Central to the complaints were the delays caused when checking if Raheem Sterling was offside for Gabriel Jesus’s disallowed effort and his own second goal, and whether Declan Rice had encroached before clearing the loose ball from Sergio Aguero’s saved penalty.
Read more: A bluffer’s guide to how VAR works
Seemingly lost on the VAR truthers is the fact that – as a direct result of the reviews – all of the above decisions were ultimately called correctly.
Perhaps it is because these short delays seem an unnecessary convenience when the only issue in question is the severity of the thrashing City dish out on the opening weekend of a new season.
But what about in a relegation decider on the final day of the campaign, when making the wrong call would unjustly cost a club another season in the top flight and upwards of £100m?
And if the title race proves as close as last year, the exact number of goals that City or Liverpool score could even decide the destination of the trophy. The season already has that whiff about it.
Let us follow, for a moment, VAR critics’ line of reasoning to its logical conclusion: that it is worth getting things wrong if it means fewer stoppages to play. Speed is better than justice.
That is cutting the nose off to spite the face. Pauses in the game while reviews are carried out will continue to upset some, but VAR’s drawbacks really are a small price to pay for making the game fairer.
Early leavers pay price at Spurs
On the topic of constants, Tottenham continue to leave it late at their new home, Harry Kane’s double in the last five minutes finally seeing off a leggy Aston Villa on Saturday evening.
Spurs have scored 13 times in their eight games at the state-of-the-art stadium, but 10 of those have come in the second half and the majority in the final quarter of an hour.
Food for thought for any Tottenham supporters thinking of leaving early to beat the rush.
On the other hand, less incentive to desert the on-site microbrewery and be in position before kick-off.
Arsenal’s case for the defence
The season may be but one weekend in but one of the most eye-catching records of last season has already been equalled.
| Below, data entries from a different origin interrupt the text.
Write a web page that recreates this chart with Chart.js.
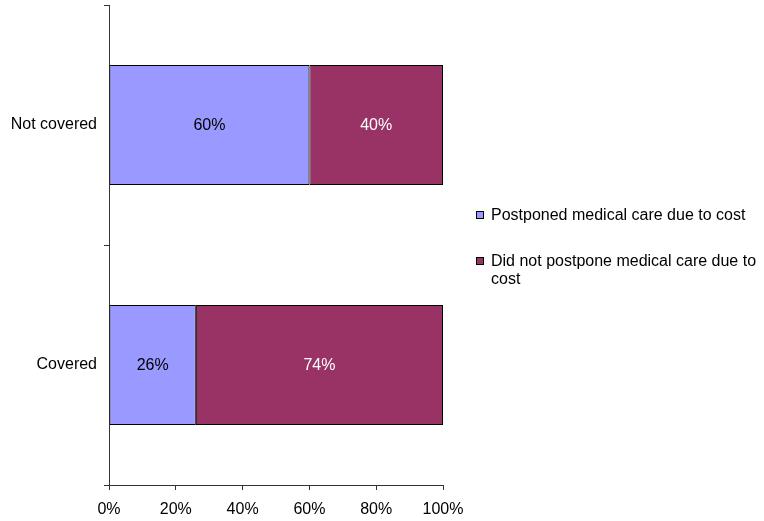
<!DOCTYPE html>
<html>
<head>
<meta charset="utf-8">
<script src="https://cdn.jsdelivr.net/npm/chart.js@4"></script>
<style>
  html, body { margin: 0; padding: 0; background: #fff; }
  #wrap { position: relative; width: 764px; height: 521px; }
  #chart { position: absolute; left: 0; top: 0; }
  .legend { position: absolute; left: 476px; font: 16px 'Liberation Sans', Arial, sans-serif; color: #000; }
  .legend .item { position: relative; padding-left: 15px; line-height: 18px; width: 290px; }
  .legend .sw { position: absolute; left: 0; top: 5px; width: 6px; height: 6px; border: 1px solid #000; }
</style>
</head>
<body>
<div id="wrap">
  <canvas id="chart" width="764" height="521"></canvas>
  <div class="legend" id="legend"></div>
</div>
<script>
// ── Data ──
const categories = ['Not covered', 'Covered'];
const postponed = [60, 26];
const notPostponed = [40, 74];
const seriesNames = ['Postponed medical care due to cost', 'Did not postpone medical care due to cost'];
const xTicks = [0, 20, 40, 60, 80, 100];

const colors = ['#9999FF', '#993366'];
const labelColors = ['#000', '#fff'];
const FONT = "'Liberation Sans', Arial, sans-serif";

// ── Segment labels ──
const segmentLabels = {
  id: 'segmentLabels',
  afterDatasetsDraw(chart) {
    const ctx = chart.ctx;
    ctx.save();
    ctx.font = '16px ' + FONT;
    ctx.textAlign = 'center';
    ctx.textBaseline = 'middle';
    chart.data.datasets.forEach((ds, i) => {
      chart.getDatasetMeta(i).data.forEach((bar, j) => {
        ctx.fillStyle = labelColors[i];
        ctx.fillText(ds.data[j] + '%', (bar.x + bar.base) / 2, bar.y + 1);
      });
    });
    ctx.restore();
  }
};

new Chart(document.getElementById('chart'), {
  type: 'bar',
  data: {
    labels: categories,
    datasets: [
      { label: seriesNames[0], data: postponed, backgroundColor: colors[0], borderColor: '#000', borderWidth: 1, borderSkipped: false },
      { label: seriesNames[1], data: notPostponed, backgroundColor: colors[1], borderColor: '#000', borderWidth: 1, borderSkipped: false }
    ]
  },
  options: {
    indexAxis: 'y',
    responsive: false,
    animation: false,
    layout: { padding: { top: 5, right: 321, left: 0, bottom: 0 } },
    datasets: { bar: { barPercentage: 0.5, categoryPercentage: 1 } },
    plugins: { legend: { display: false }, tooltip: { enabled: false } },
    scales: {
      x: {
        stacked: true,
        min: 0,
        max: 100,
        afterBuildTicks: s => { s.ticks = xTicks.map(v => ({ value: v })); },
        ticks: { callback: v => v + '%', color: '#000', font: { size: 16, family: FONT }, padding: 10, maxRotation: 0 },
        grid: { drawOnChartArea: false, tickLength: 5, color: '#333' },
        border: { color: '#333' },
        afterFit: s => { s.height = 36; s.paddingLeft = 0; s.paddingRight = 0; }
      },
      y: {
        stacked: true,
        ticks: { color: '#000', font: { size: 16, family: FONT }, padding: 7 },
        grid: { drawOnChartArea: false, tickLength: 5, color: '#333', offset: true },
        border: { color: '#333' },
        afterFit: s => { s.width = 109; s.paddingTop = 0; s.paddingBottom = 0; }
      }
    }
  },
  plugins: [segmentLabels]
});

// ── Legend ──
const legend = document.getElementById('legend');
legend.style.top = '206px';
legend.innerHTML = seriesNames.map((name, i) =>
  `<div class="item" style="margin-bottom:${i === 0 ? 28 : 0}px"><span class="sw" style="background:${colors[i]}"></span>${i === 1 ? name.replace('due to cost', 'due to<br>cost') : name}</div>`
).join('');
</script>
</body>
</html>
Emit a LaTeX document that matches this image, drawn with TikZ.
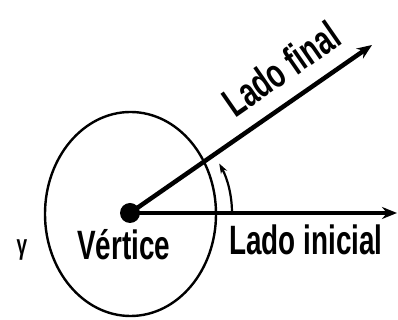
\documentclass[tikz,border=0pt]{standalone}
\usepackage{fontspec}
\setmainfont{Liberation Sans}
\newfontfamily\narrowsf[FakeStretch=0.68]{Liberation Sans}
\usetikzlibrary{arrows.meta}

\begin{document}
\begin{tikzpicture}[x=1pt,y=1pt,>={Stealth[length=15pt,width=12pt]},
  lbl/.style={inner sep=0pt,font=\narrowsf\bfseries\fontsize{41}{42}\selectfont}]
\useasboundingbox (0,0) rectangle (398,320);
\coordinate (V) at (130,107);
\coordinate (Ti) at (397,107);
\coordinate (Tf) at (372,275);
\draw[line width=2.4pt] (130.5,106) ellipse[x radius=85.5,y radius=102];
\node[circle,fill,inner sep=0pt,minimum size=20pt] (vert) at (V) {};
\draw[->,line width=4.5pt] (V) -- (Tf) node[pos=0.7,sloped,above=15pt,lbl] (lf) {Lado final};
\draw[->,line width=4.5pt] (V) -- (Ti);
\draw[->,line width=2.2pt,>={Stealth[length=10pt,width=7pt]}] ([shift={(0:102)}]V) arc[start angle=0,end angle=29,radius=102];
\node[lbl,anchor=base west] (vt) at (77,60) {Vértice};
\node[lbl,anchor=base west] (li) at (229,65) {Lado inicial};
\node[font=\narrowsf\bfseries\fontsize{28}{28}\selectfont,inner sep=0pt] (gam) at (22,70) {γ};
\end{tikzpicture}
\end{document}
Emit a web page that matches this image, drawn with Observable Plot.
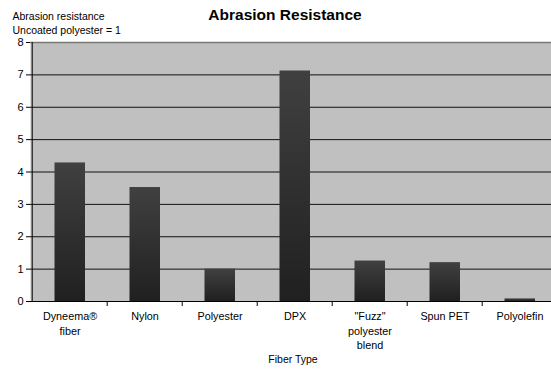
<!DOCTYPE html>
<html>
<head>
<meta charset="utf-8">
<script src="https://cdn.jsdelivr.net/npm/d3@7"></script>
<script src="https://cdn.jsdelivr.net/npm/@observablehq/plot@0.6"></script>
<style>
  html, body { margin: 0; padding: 0; background: #fff; overflow: hidden; width: 551px; height: 371px; }
  #chart { width: 560px; }
  #chart svg { display: block; max-width: none !important; }
</style>
</head>
<body>
<div id="chart"></div>
<script>
const categories = ["Dyneema®\nfiber", "Nylon", "Polyester", "DPX", "\"Fuzz\"\npolyester\nblend", "Spun PET", "Polyolefin"];
const values = [4.28, 3.52, 1.0, 7.12, 1.25, 1.2, 0.08];
const yTicks = [0, 1, 2, 3, 4, 5, 6, 7, 8];
const gridValues = [1, 2, 3, 4, 5, 6, 7];
const titleText = "Abrasion Resistance";
const yLabelText = "Abrasion resistance\nUncoated polyester = 1";
const xLabelText = "Fiber Type";

const data = categories.map((c, i) => ({ category: c, value: values[i] }));

const W = 560, H = 371;
const mL = 30, mR = 1, mT = 42, mB = 70;
const step = (W - mL - mR) / categories.length;
const font = "Liberation Sans, Arial, sans-serif";

const chart = Plot.plot({
  width: W,
  height: H,
  marginLeft: mL,
  marginRight: mR,
  marginTop: mT,
  marginBottom: mB,
  style: { fontFamily: font, fontSize: "11px", color: "#000", background: "transparent", maxWidth: "none" },
  x: { domain: categories, padding: 0, label: null },
  y: { domain: [0, 8], label: null },
  marks: [
    Plot.frame({ fill: "#c0c0c0", stroke: null }),
    Plot.ruleY([8], { stroke: "#777", strokeWidth: 1.5 }),
    Plot.ruleY(gridValues, { stroke: "#111", strokeWidth: 1 }),
    Plot.barY(data, { x: "category", y: "value", fill: "url(#barGrad)", insetLeft: 22.5, insetRight: 22 }),
    Plot.ruleY([0], { stroke: "#000", strokeWidth: 1 }),
    Plot.ruleX([categories[0]], { dx: -step / 2, stroke: "#000", strokeWidth: 1 }),
    Plot.axisY({ ticks: yTicks, tickSize: 4, tickPadding: 3, fontSize: 11, label: null }),
    Plot.axisX({ tickSize: 0, tickPadding: 9, fontSize: 10.8, lineHeight: 1.3, label: null }),
    Plot.axisX({ ticks: categories.slice(1), tickFormat: () => "", tickSize: 5, dx: -step / 2, label: null }),
    Plot.text([titleText], { frameAnchor: "top", dx: -10, dy: -34, text: d => d, fontSize: 15.5, fontWeight: "bold", fill: "#000" }),
    Plot.text([yLabelText], { frameAnchor: "top-left", dx: -18, dy: -32, text: d => d, textAnchor: "start", fontSize: 10.5, lineHeight: 1.3, fill: "#000" }),
    Plot.text([xLabelText], { frameAnchor: "bottom", dx: -2, dy: 61, text: d => d, fontSize: 10.5, fill: "#000" })
  ]
});

const defs = d3.create("svg:defs");
const grad = defs.append("linearGradient").attr("id", "barGrad").attr("x1", 0).attr("y1", 0).attr("x2", 0).attr("y2", 1);
grad.append("stop").attr("offset", "0%").attr("stop-color", "#404040");
grad.append("stop").attr("offset", "100%").attr("stop-color", "#202020");
chart.insertBefore(defs.node(), chart.firstChild);

document.getElementById("chart").appendChild(chart);
</script>
</body>
</html>
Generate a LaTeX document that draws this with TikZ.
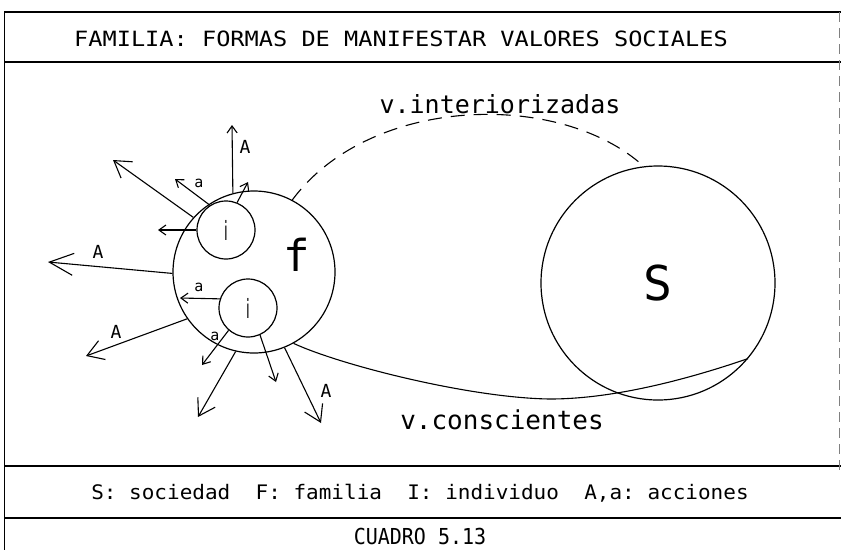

Arsenal’s 1-0 win at Newcastle on Sunday, earned by Pierre-Emerick Aubameyang’s cool second-half finish, means they have matched last season’s tally of clean sheets in league games away from home.
Rather than defensive brilliance, on this occasion it owed more to the toothlessness of the Magpies’ attack at a subdued St James’ Park some 4,000 spectators short of its average attendance amid a protest at owner Mike Ashley.